The $2 billion book encompassed one order for $100 million, one for $80 million and a handful above the $40 million mark. US insurance funds, in particular, are said to have put in sizeable bids, which they hoped to see filled.

By geography, the books split 46% US, 43% Asia and 11% Europe. Only about 6% of demand came from Korea since the group's domestic debt carries a higher yield. Indeed, part of the deal was swapped back to Won as it is currently more cost effective to price in dollars.

By investor type, fund managers took 35%, banks 34%, insurance companies 29% and retail 2%.

One of the main reasons why the deal's reception was so strong can be explained by its rarity value. SK Telecom is one of the main benchmark stocks in Korea and has the highest market capitalization on the stock exchange behind Samsung Electronics.

It represents the kind of pure corporate exposure investors rarely get a chance to own in the international debt markets. Aside from LG Caltex and Hyundai Motors, virtually the whole Korean credit curve is populated by banks and quasi-sovereign entities such as Kogas, Kepco and Korea Highway.

These provided the main benchmarks for sovereign rated SK Telecom, which was upgraded to full single-A status a couple of weeks ago after Moody's lifted its rating one notch from Baa1. At the time of pricing, for example, Kogas had a November 2010 bond trading at 71bp over Libor.

Further afield, Baa2/A- rated Telekom Malaysia had a December 2010 at 80bp over Libor and A+/A1 rated SingTel a December 2011 bond at 56bp over.

Pre deal, SKT is said to have run a debt to EBITDA ratio of 0.9 times and EBITA/interest coverage ratio of 15 times. Last month, the group reported strong fourth quarter figures, that showed a 169% rise in net income to Won433 billion thanks to expanding mobile data usage and increasing MOU. Both EBITDA margins and ROE remained high at respectively 49.3% and 35.8%.

During 2004, the group has issued guidance that revenues should rise about 7% and ARPU about 3%.

The next bond from Korea is expected to be Korea Highway Corp, which will begin roadshows in Singapore on Monday, followed by Hong Kong Tuesday and New York Wednesday.
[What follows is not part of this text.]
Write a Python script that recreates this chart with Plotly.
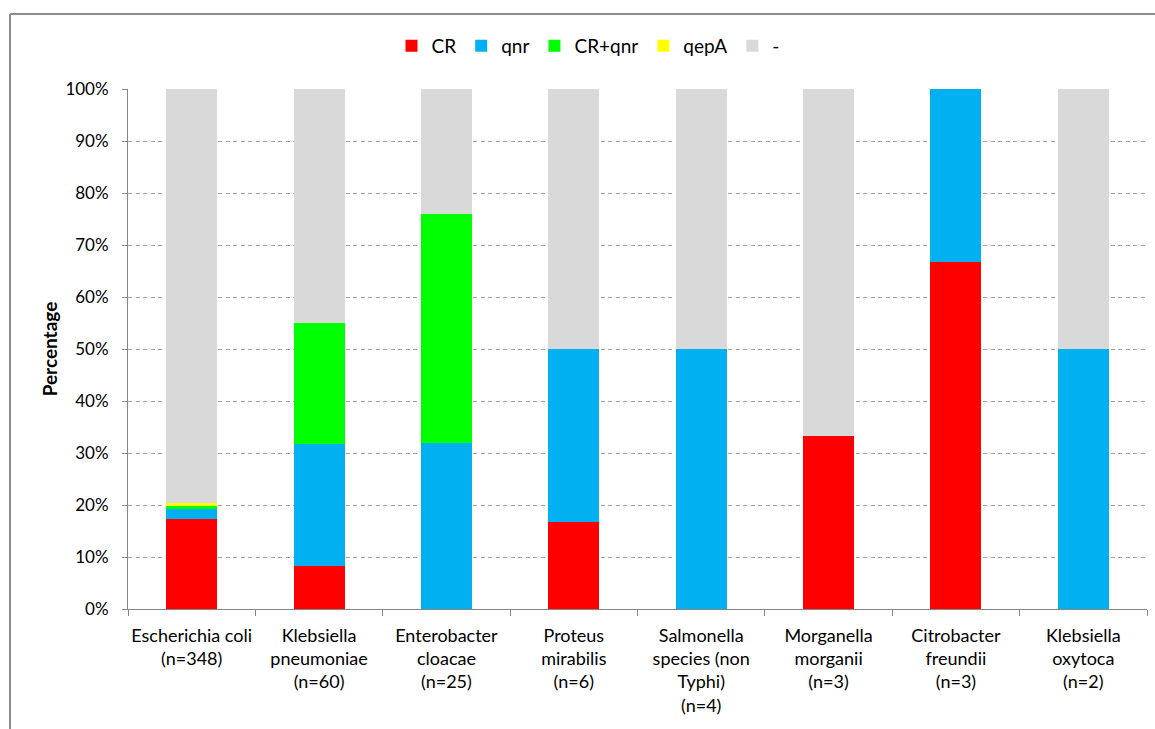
import plotly.graph_objects as go

categories = [
    "Escherichia coli<br>(n=348)",
    "Klebsiella<br>pneumoniae<br>(n=60)",
    "Enterobacter<br>cloacae<br>(n=25)",
    "Proteus<br>mirabilis<br>(n=6)",
    "Salmonella<br>species (non<br>Typhi)<br>(n=4)",
    "Morganella<br>morganii<br>(n=3)",
    "Citrobacter<br>freundii<br>(n=3)",
    "Klebsiella<br>oxytoca<br>(n=2)",
]
cr = [17.24, 8.33, 0, 16.67, 0, 33.33, 66.67, 0]
qnr = [2.01, 23.33, 32.0, 33.33, 50.0, 0, 33.33, 50.0]
cr_qnr = [0.57, 23.33, 44.0, 0, 0, 0, 0, 0]
qepa = [0.57, 0, 0, 0, 0, 0, 0, 0]
none = [79.61, 45.0, 24.0, 50.0, 50.0, 66.67, 0, 50.0]

series = [
    ("CR", cr, "#FF0000"),
    ("qnr", qnr, "#00B0F0"),
    ("CR+qnr", cr_qnr, "#00FF00"),
    ("qepA", qepa, "#FFFF00"),
    ("-", none, "#D9D9D9"),
]

FONT = "Lato, 'Liberation Sans', Arial, sans-serif"

fig = go.Figure()
for name, vals, col in series:
    fig.add_trace(go.Bar(
        x=categories, y=vals, name=name, marker=dict(color=col, line=dict(width=0)),
        width=0.4,
    ))

W, H = 1155, 729
L, R, T, B = 128, 8, 89, 120
pw, ph = W - L - R, H - T - B

def px_to_paper_x(px):
    return (px - L) / pw

def py_to_paper_y(py):
    return (H - B - py) / ph

fig.update_layout(
    width=W, height=H,
    margin=dict(l=L, r=R, t=T, b=B, autoexpand=False),
    barmode="stack",
    paper_bgcolor="white", plot_bgcolor="white",
    font=dict(family=FONT, size=16, color="#000000"),
    legend=dict(
        orientation="h", x=px_to_paper_x(588), xanchor="center",
        y=py_to_paper_y(46), yanchor="middle",
        traceorder="normal", font=dict(size=19), itemwidth=30,
    ),
    xaxis=dict(
        showline=True, linecolor="#868686", linewidth=1,
        ticks="outside", tickson="boundaries", ticklen=6, tickcolor="#868686",
        tickfont=dict(size=18), showgrid=False, tickangle=0, automargin=False,
        ticklabelstandoff=10,
    ),
    yaxis=dict(
        range=[0, 100], dtick=10, ticksuffix="%",
        showline=True, linecolor="#868686", linewidth=1,
        ticks="outside", ticklen=5, tickcolor="#868686",
        showgrid=True, gridcolor="#A0A0A0", griddash="4px,3.5px", gridwidth=1,
        tickfont=dict(size=17), ticklabelstandoff=10, automargin=False,
        title=dict(text="<b>Percentage</b>", font=dict(size=19), standoff=2),
        zeroline=False,
    ),
    bargap=0.6,
)

# outer chart border (top and left visible)
fig.add_shape(type="line", xref="paper", yref="paper",
              x0=px_to_paper_x(10), y0=py_to_paper_y(740),
              x1=px_to_paper_x(10), y1=py_to_paper_y(14),
              line=dict(color="#8C8C8C", width=2))
fig.add_shape(type="line", xref="paper", yref="paper",
              x0=px_to_paper_x(10), y0=py_to_paper_y(14),
              x1=px_to_paper_x(1170), y1=py_to_paper_y(14),
              line=dict(color="#8C8C8C", width=2))

fig.write_html("out.html")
The group is hoping to raise $500 million from a 10-year bond via Citigroup, Deutsche Bank and JPMorgan.

Citi and Deutsche were lead managers of the sovereign rated group's inaugural bond in June 2003. Korea Highway has a fairly heavy capex schedule over the coming few years and prefers longer-term funding to meet its project requirements.

Its debut deal was also a $500 million, 10-year. Pricing came at 99.066% on a coupon of 4.9% to yield 5.02% or 158bp over Treasuries. At the time, it represented a 56bp pick-up to the sovereign.
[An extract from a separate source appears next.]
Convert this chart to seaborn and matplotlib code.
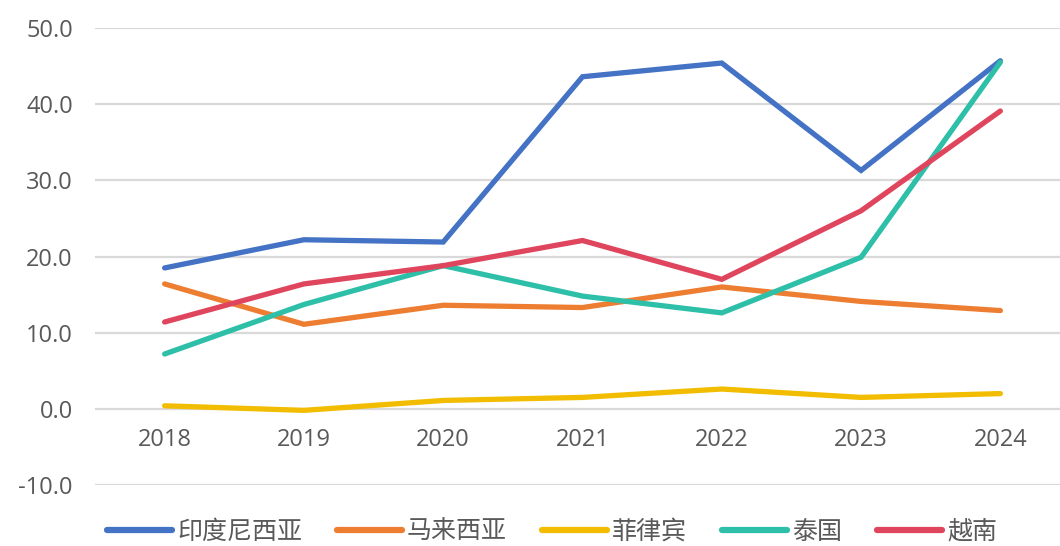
import matplotlib
matplotlib.use("Agg")
import matplotlib.pyplot as plt
import seaborn as sns
import pandas as pd
from matplotlib.lines import Line2D

years = ["2018", "2019", "2020", "2021", "2022", "2023", "2024"]
series_names = ["印度尼西亚", "马来西亚", "菲律宾", "泰国", "越南"]
indonesia = [18.5, 22.2, 21.9, 43.6, 45.4, 31.3, 45.7]
malaysia = [16.4, 11.1, 13.6, 13.3, 16.0, 14.1, 12.9]
philippines = [0.4, -0.2, 1.1, 1.5, 2.6, 1.5, 2.0]
thailand = [7.2, 13.7, 18.8, 14.8, 12.6, 19.9, 45.5]
vietnam = [11.4, 16.4, 18.8, 22.1, 17.0, 26.0, 39.1]
y_ticks = [-10, 0, 10, 20, 30, 40, 50]

colors = ["#4472C4", "#ED7D31", "#F2BC00", "#2EBFA8", "#E0455E"]

rows = []
for name, vals in zip(series_names, [indonesia, malaysia, philippines, thailand, vietnam]):
    for i, (yr, v) in enumerate(zip(years, vals)):
        rows.append({"idx": i, "year": yr, "value": v, "country": name})
df = pd.DataFrame(rows)

sns.set_style("white")
plt.rcParams["font.family"] = ["Open Sans", "Noto Sans CJK SC", "DejaVu Sans"]

fig = plt.figure(figsize=(10.6, 5.46), dpi=100)
W, H = 1060, 546
left, right_px = 95, 1070
top_px, bot_px = 28, 485
ax = fig.add_axes([left / W, (H - bot_px) / H, (right_px - left) / W, (bot_px - top_px) / H])

sns.lineplot(data=df, x="idx", y="value", hue="country", palette=colors,
             hue_order=series_names, linewidth=3.8, ax=ax, legend=False,
             sort=False, solid_capstyle="round", solid_joinstyle="miter")

ax.set_xlim(-0.5, 6.5)
ax.set_ylim(-10, 50)
ax.set_yticks(y_ticks)
ax.set_yticklabels([f"{t:.1f}" for t in y_ticks])
ax.set_xticks(range(len(years)))
ax.set_xticklabels(years)
ax.grid(axis="y", color="#D9D9D9", linewidth=1.6)
ax.set_axisbelow(True)
for s in ["top", "right", "left"]:
    ax.spines[s].set_visible(False)
ax.spines["bottom"].set_position(("data", 0))
ax.spines["bottom"].set_color("none")
ax.tick_params(axis="y", length=0, pad=16, labelsize=17, labelcolor="#595959")
ax.tick_params(axis="x", length=0, pad=14, labelsize=17, labelcolor="#595959")
ax.set_xlabel("")
ax.set_ylabel("")

handles = [Line2D([0], [0], color=c, linewidth=4.5, solid_capstyle="round") for c in colors]
leg = fig.legend(handles, series_names, loc="center", bbox_to_anchor=(552 / W, 14 / H),
                 ncol=5, frameon=False, handlelength=2.6, handletextpad=0.2,
                 columnspacing=1.4, prop={"family": ["Noto Sans CJK SC"], "size": 18})
for t in leg.get_texts():
    t.set_color("#595959")

fig.savefig("out.png", dpi=100)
Today Korea Highway is trading around the 4.77% level to yield about 101bp over Treasuries or 79bp over Libor. This represents a 37bp pick-up to the Republic of Korea's 2013 bond.

The sovereign itself has formalised plans for a non-deal roadshow during the last week of April. Six banks have been mandated to arrange presentations, with Deutsche Bank and JPMorgan handling Asia, Barclays and UBS Europe and Citigroup and Goldman Sachs, the US.

The team will be lead by Deputy Prime Minister and MoFE (Ministry of Finance and Economy) head Lee Hun-jai. A new sovereign bond is expected shortly after although the government has not yet made a final decision despite receiving National Assembly approval for a new issue.